*Set exercise:* Leave the pictures out. Return all other data exactly.

*The input:*

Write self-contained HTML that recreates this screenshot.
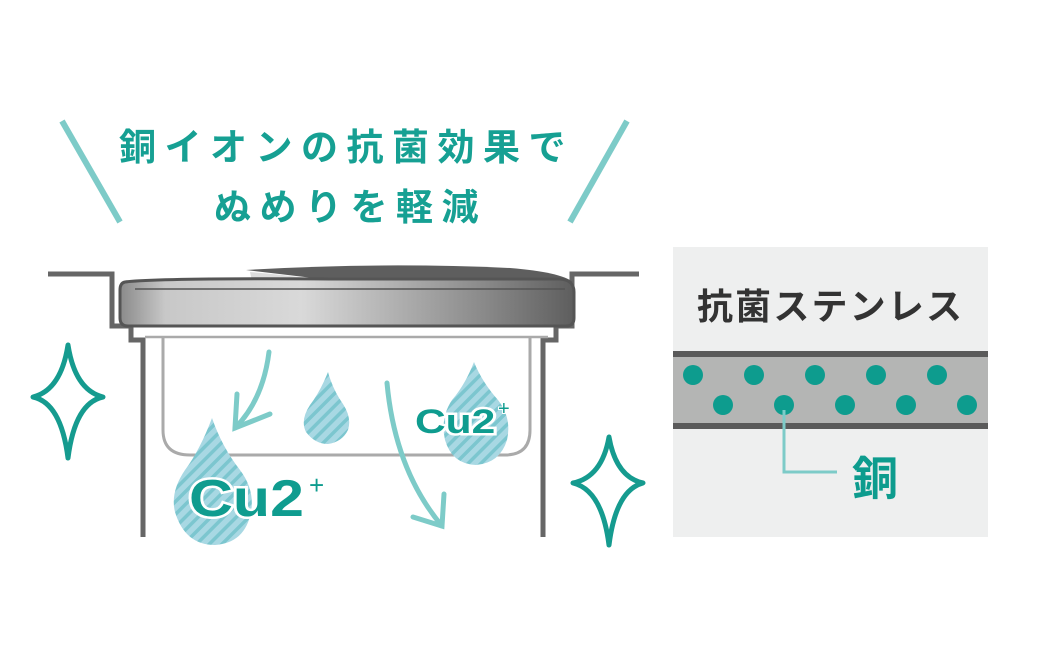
<!DOCTYPE html>
<html><head><meta charset="utf-8"><style>
html,body{margin:0;padding:0;background:#fff;}
svg{display:block;}
</style></head><body>
<svg width="1040" height="646" viewBox="0 0 1040 646" xmlns="http://www.w3.org/2000/svg">
<defs>
<linearGradient id="lid" x1="0" x2="1" y1="0" y2="0">
<stop offset="0" stop-color="#8a8a8a"/><stop offset="0.1" stop-color="#c8c8c8"/><stop offset="0.4" stop-color="#d9d9d9"/><stop offset="0.8" stop-color="#8a8a8a"/><stop offset="1" stop-color="#5e5e5e"/>
</linearGradient>
<pattern id="stripe" width="9" height="9" patternUnits="userSpaceOnUse" patternTransform="rotate(45)">
<rect width="9" height="9" fill="#a8d8e3"/><rect width="3.5" height="9" fill="#7cc6cf"/>
</pattern>
</defs>
<line x1="62" y1="121" x2="120" y2="222" stroke="#7dcbc8" stroke-width="6"/>
<line x1="627" y1="121" x2="570" y2="222" stroke="#7dcbc8" stroke-width="6"/>
<g font-family="'Liberation Sans','Noto Sans CJK JP',sans-serif" font-weight="bold" fill="#16a093" font-size="37">
<text x="119" y="160" letter-spacing="8.5">銅イオンの抗菌効果で</text>
<text x="214" y="220" letter-spacing="8.5">ぬめりを軽減</text>
</g>
<path d="M48 274 H112 V326 H131 V340 H143 V537" fill="none" stroke="#666" stroke-width="5"/>
<path d="M639 274 H572 V326 H556 V340 H543 V537" fill="none" stroke="#666" stroke-width="5"/>
<line x1="145" y1="337" x2="548" y2="337" stroke="#aaa" stroke-width="2.5"/>
<path d="M163 338 V430 Q163 455 190 455 H505 Q530 455 530 430 V338" fill="none" stroke="#aaa" stroke-width="3"/>
<path d="M246 270 Q380 262 510 268 Q560 272 573 282 L 330 280 Z" fill="#5e5e5e"/>
<path d="M250 272 Q300 276 330 282 L252 281 Z" fill="#ddd"/>
<path d="M125 282 Q160 278 330 279 L560 279 Q574 280 574 292 V318 Q574 326 566 326 H128 Q120 326 120 318 V290 Q120 283 125 282 Z" fill="url(#lid)" stroke="#555" stroke-width="3"/>
<line x1="135" y1="289" x2="565" y2="289" stroke="#555" stroke-width="1.5"/>
<path d="M212 418 Q200 450 185 470 Q170 492 175 512 Q185 545 215 545 Q245 543 251 512 Q255 490 240 470 Q222 447 212 418 Z" fill="url(#stripe)"/>
<path d="M328 372 Q320 392 310 405 Q300 420 306 432 Q315 444 328 444 Q342 442 348 430 Q352 418 343 404 Q333 390 328 372 Z" fill="url(#stripe)"/>
<path d="M474 362 Q465 385 452 400 Q440 418 445 440 Q452 464 476 465 Q500 463 507 440 Q512 418 498 400 Q482 382 474 362 Z" fill="url(#stripe)"/>
<g fill="none" stroke="#7dcbc8" stroke-width="5" stroke-linecap="round">
<path d="M269 352 Q263 400 235 428"/>
<path d="M237 394 L235 428 L270 414"/>
<path d="M387 383 Q395 470 442 526"/>
<path d="M413 517 L442 526 L444 494"/>
</g>
<g font-family="'Liberation Sans',sans-serif" font-weight="bold" fill="#0f9c8f" stroke="#fff" stroke-width="5" paint-order="stroke">
<text transform="translate(189 516) scale(1.17 1)" font-size="52">Cu2</text>
<text x="309" y="494" font-size="26" font-weight="normal" stroke-width="3">+</text>
<text transform="translate(415 433) scale(1.25 1)" font-size="34">Cu2</text>
<text x="498" y="415" font-size="20" font-weight="normal" stroke-width="2">+</text>
</g>
<g fill="none" stroke="#159b8f" stroke-width="5" stroke-linejoin="round">
<path d="M68 345 Q75 390 103 397 Q75 403 68 458 Q61 403 33 397 Q61 390 68 345 Z"/>
<path d="M609 437 Q616 477 643 483 Q616 490 609 545 Q602 490 573 483 Q602 477 609 437 Z"/>
</g>
<rect x="673" y="247" width="315" height="290" fill="#eeefef"/>
<text x="697" y="319" font-family="'Liberation Sans','Noto Sans CJK JP',sans-serif" font-weight="bold" font-size="36" fill="#333" textLength="265" lengthAdjust="spacing">抗菌ステンレス</text>
<rect x="673" y="357" width="315" height="66" fill="#b4b5b4"/>
<rect x="673" y="351" width="315" height="6" fill="#5a5a5a"/>
<rect x="673" y="423" width="315" height="6" fill="#5a5a5a"/>
<g fill="#0d9c8e">
<circle cx="693" cy="375" r="10"/><circle cx="754" cy="375" r="10"/><circle cx="815" cy="375" r="10"/><circle cx="876" cy="375" r="10"/><circle cx="937" cy="375" r="10"/>
<circle cx="723" cy="405" r="10"/><circle cx="784" cy="405" r="10"/><circle cx="845" cy="405" r="10"/><circle cx="906" cy="405" r="10"/><circle cx="967" cy="405" r="10"/>
</g>
<path d="M784 410 V472 H837" fill="none" stroke="#7dcbc8" stroke-width="3"/>
<text x="852" y="495" font-family="'Liberation Sans','Noto Sans CJK JP',sans-serif" font-weight="bold" font-size="46" fill="#0d9c8e">銅</text>
</svg>
</body></html>
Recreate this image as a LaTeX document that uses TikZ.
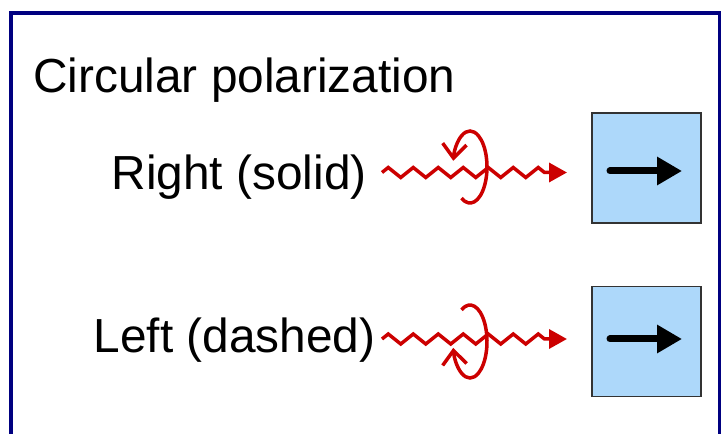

*Solution to this problem:*
Write self-contained HTML that recreates this screenshot.
<!DOCTYPE html>
<html><head><meta charset="utf-8"><style>
html,body{margin:0;padding:0;background:#fff;}
svg{display:block;}
</style></head><body>
<svg width="1040" height="646" viewBox="0 0 1040 646" xmlns="http://www.w3.org/2000/svg">
<defs>
<linearGradient id="lid" x1="0" x2="1" y1="0" y2="0">
<stop offset="0" stop-color="#8a8a8a"/><stop offset="0.1" stop-color="#c8c8c8"/><stop offset="0.4" stop-color="#d9d9d9"/><stop offset="0.8" stop-color="#8a8a8a"/><stop offset="1" stop-color="#5e5e5e"/>
</linearGradient>
<pattern id="stripe" width="9" height="9" patternUnits="userSpaceOnUse" patternTransform="rotate(45)">
<rect width="9" height="9" fill="#a8d8e3"/><rect width="3.5" height="9" fill="#7cc6cf"/>
</pattern>
</defs>
<line x1="62" y1="121" x2="120" y2="222" stroke="#7dcbc8" stroke-width="6"/>
<line x1="627" y1="121" x2="570" y2="222" stroke="#7dcbc8" stroke-width="6"/>
<g font-family="'Liberation Sans','Noto Sans CJK JP',sans-serif" font-weight="bold" fill="#16a093" font-size="37">
<text x="119" y="160" letter-spacing="8.5">銅イオンの抗菌効果で</text>
<text x="214" y="220" letter-spacing="8.5">ぬめりを軽減</text>
</g>
<path d="M48 274 H112 V326 H131 V340 H143 V537" fill="none" stroke="#666" stroke-width="5"/>
<path d="M639 274 H572 V326 H556 V340 H543 V537" fill="none" stroke="#666" stroke-width="5"/>
<line x1="145" y1="337" x2="548" y2="337" stroke="#aaa" stroke-width="2.5"/>
<path d="M163 338 V430 Q163 455 190 455 H505 Q530 455 530 430 V338" fill="none" stroke="#aaa" stroke-width="3"/>
<path d="M246 270 Q380 262 510 268 Q560 272 573 282 L 330 280 Z" fill="#5e5e5e"/>
<path d="M250 272 Q300 276 330 282 L252 281 Z" fill="#ddd"/>
<path d="M125 282 Q160 278 330 279 L560 279 Q574 280 574 292 V318 Q574 326 566 326 H128 Q120 326 120 318 V290 Q120 283 125 282 Z" fill="url(#lid)" stroke="#555" stroke-width="3"/>
<line x1="135" y1="289" x2="565" y2="289" stroke="#555" stroke-width="1.5"/>
<path d="M212 418 Q200 450 185 470 Q170 492 175 512 Q185 545 215 545 Q245 543 251 512 Q255 490 240 470 Q222 447 212 418 Z" fill="url(#stripe)"/>
<path d="M328 372 Q320 392 310 405 Q300 420 306 432 Q315 444 328 444 Q342 442 348 430 Q352 418 343 404 Q333 390 328 372 Z" fill="url(#stripe)"/>
<path d="M474 362 Q465 385 452 400 Q440 418 445 440 Q452 464 476 465 Q500 463 507 440 Q512 418 498 400 Q482 382 474 362 Z" fill="url(#stripe)"/>
<g fill="none" stroke="#7dcbc8" stroke-width="5" stroke-linecap="round">
<path d="M269 352 Q263 400 235 428"/>
<path d="M237 394 L235 428 L270 414"/>
<path d="M387 383 Q395 470 442 526"/>
<path d="M413 517 L442 526 L444 494"/>
</g>
<g font-family="'Liberation Sans',sans-serif" font-weight="bold" fill="#0f9c8f" stroke="#fff" stroke-width="5" paint-order="stroke">
<text transform="translate(189 516) scale(1.17 1)" font-size="52">Cu2</text>
<text x="309" y="494" font-size="26" font-weight="normal" stroke-width="3">+</text>
<text transform="translate(415 433) scale(1.25 1)" font-size="34">Cu2</text>
<text x="498" y="415" font-size="20" font-weight="normal" stroke-width="2">+</text>
</g>
<g fill="none" stroke="#159b8f" stroke-width="5" stroke-linejoin="round">
<path d="M68 345 Q75 390 103 397 Q75 403 68 458 Q61 403 33 397 Q61 390 68 345 Z"/>
<path d="M609 437 Q616 477 643 483 Q616 490 609 545 Q602 490 573 483 Q602 477 609 437 Z"/>
</g>
<rect x="673" y="247" width="315" height="290" fill="#eeefef"/>
<text x="697" y="319" font-family="'Liberation Sans','Noto Sans CJK JP',sans-serif" font-weight="bold" font-size="36" fill="#333" textLength="265" lengthAdjust="spacing">抗菌ステンレス</text>
<rect x="673" y="357" width="315" height="66" fill="#b4b5b4"/>
<rect x="673" y="351" width="315" height="6" fill="#5a5a5a"/>
<rect x="673" y="423" width="315" height="6" fill="#5a5a5a"/>
<g fill="#0d9c8e">
<circle cx="693" cy="375" r="10"/><circle cx="754" cy="375" r="10"/><circle cx="815" cy="375" r="10"/><circle cx="876" cy="375" r="10"/><circle cx="937" cy="375" r="10"/>
<circle cx="723" cy="405" r="10"/><circle cx="784" cy="405" r="10"/><circle cx="845" cy="405" r="10"/><circle cx="906" cy="405" r="10"/><circle cx="967" cy="405" r="10"/>
</g>
<path d="M784 410 V472 H837" fill="none" stroke="#7dcbc8" stroke-width="3"/>
<text x="852" y="495" font-family="'Liberation Sans','Noto Sans CJK JP',sans-serif" font-weight="bold" font-size="46" fill="#0d9c8e">銅</text>
</svg>
</body></html>
Recreate this image as a LaTeX document that uses TikZ.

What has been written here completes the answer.